Despite how young 7nm technologies are, having yet to appear in a single laptop or desktop, they are already superseded by 7nm+.
N7+ has identical yield rates to N7 and will steadily improve, while also offering a 20% increase to transistor density. There’s also a 10% performance uplift or 15% power efficiency increase. AMD will take advantage of the former in their fourth-gen Ryzen which they’ve confirmed to use TSMC’s 7nm+, while Huawei will most likely take advantage of the latter in their mobile SoC flagships due out in devices at the end of the year.
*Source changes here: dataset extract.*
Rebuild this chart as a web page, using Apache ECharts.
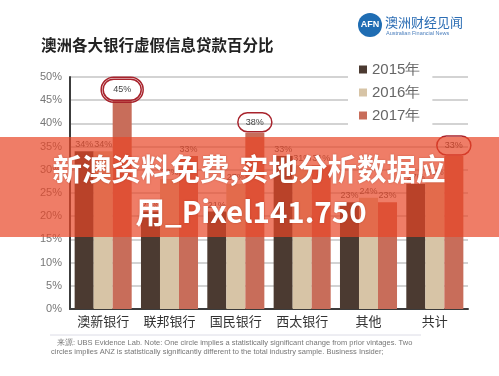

While this is all pretty good news for the consumer, it also means that Intel’s got some challenges ahead. They’ve long touted that their 10nm process is equivalent to TSMC’s 7nm, but what about 7nm+? And while some 10nm products will appear in laptops later this year, key market segments, like desktops, high-performance laptops, and server parts won’t receive 10nm hardware for up to three years.
As a bonus, TSMC’s 5nm EUV technology is coming along swimmingly. They’re already bringing equipment into Fab 18, their first 5nm facility, which will begin production in the first quarter of 2020. The land next door is reserved for a new 3nm facility, which is on track to begin outputting hardware in 2022. Things couldn’t be much better for TSMC and their partner AMD right now.